Paul Vixie paul at redbarn.org
Thu Nov 23 23:17:43 UTC 2017



Matthew Pounsett wrote:
>
>
> On 23 November 2017 at 13:11, Paul Vixie <paul at redbarn.org
> <mailto:paul at redbarn.org>> wrote:
> ...
>     however, your point is more broadly applicable. "free" never is. ...
>
> The reason I excluded rpzone.us <http://rpzone.us> above is that they
> charge in tiers by the query, which implies that, rather than provide an
> RPZ feed, they provide an RDNS service similar to the RBLs.

rpz does not work that way. as in, no implementation works that way, and 
that methodology is undefined, and is nowhere recommended. so, i think 
we must be misunderstanding how their tiers work.

> ...
>
> Your point is well taken, and leaves me still unable to connect the dots
> between what I read as advocating for individual resolvers and
> advocating for RPZ.  The two appear to be in conflict.  Have I misread
> your intent on either subject?

no, you're seeing it clearly. i strongly aver that running your own RDNS 
is valuable even if you prefer the kind of anti-malware filtering that 
opendns has done for ten years and that quad9 is doing today. it is 
better for you to go without filtering you want, then use an off-LAN and 
off-campus RDNS, no matter what filtering it offers.

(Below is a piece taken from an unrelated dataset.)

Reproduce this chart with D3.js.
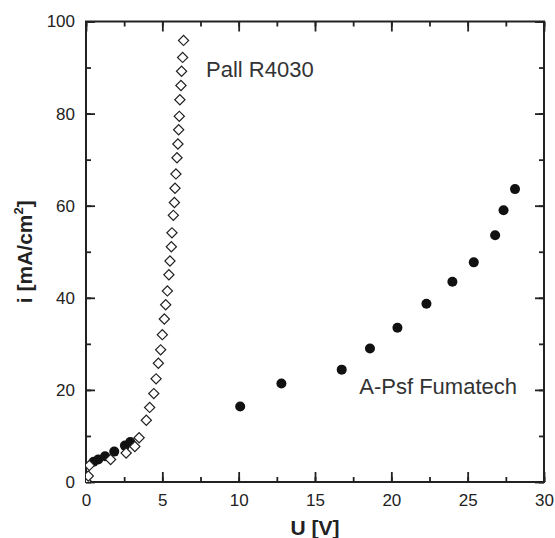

however, let's extend this out two more steps. say you'd like filtering, 
you need filtering, you can't deploy without filtering, and if nec'y to 
get filtering, you will externalize your RDNS rather than run a local 
RDNS without filtering. i don't know how many people are in this 
position; clearly 8.8.8.8 has no filtering and is quite popular, so 
these waters are muddy.

but under those conditions, if you won't deploy your own local RDNS, and 
using RPZ, import some filtering feeds, because it is not free, then you 
are not paying nothing -- you're just paying in non-cash. if you were 
willing to pay in cash, then someone like threatstop who has an RPZ 
blending machine, would almost certainly be willing to create an 
individual subscriber tier for you. but they can't do it for zero-cash. 
opendns and quad9 can; whatever benefit they get isn't from your cash. 
you should be thinking your way around through that underbrush before 
you decide where you should stand.

i said two steps. here's the second one. if you would prefer to run your 
own RDNS with filtering, but you can't at the moment because there is no 
DNS RPZ that appears to be sized and sold for your use case, then how 
will you signal your interest? i predict that "just use opendns and get 
their filtering for free" as well as "just use quad9 and get their 
filtering for free" will not incentivise anybody, anywhere, ever, to 
build an RPZ that's sized and sold for your use case. so by taking the 
quicker, easier way out, you'd be working against your own longer term 
best interests. i always advise against that when i see it happening.

> I'm strongly in favour of individuals running their own DNSSEC
> validators, but until this email had no way to reconcile that with
> widespread RPZ use.

first, use what the libertarians call "your dollar votes", wisely.

second, consider how we might crowd-source a solution to this problem.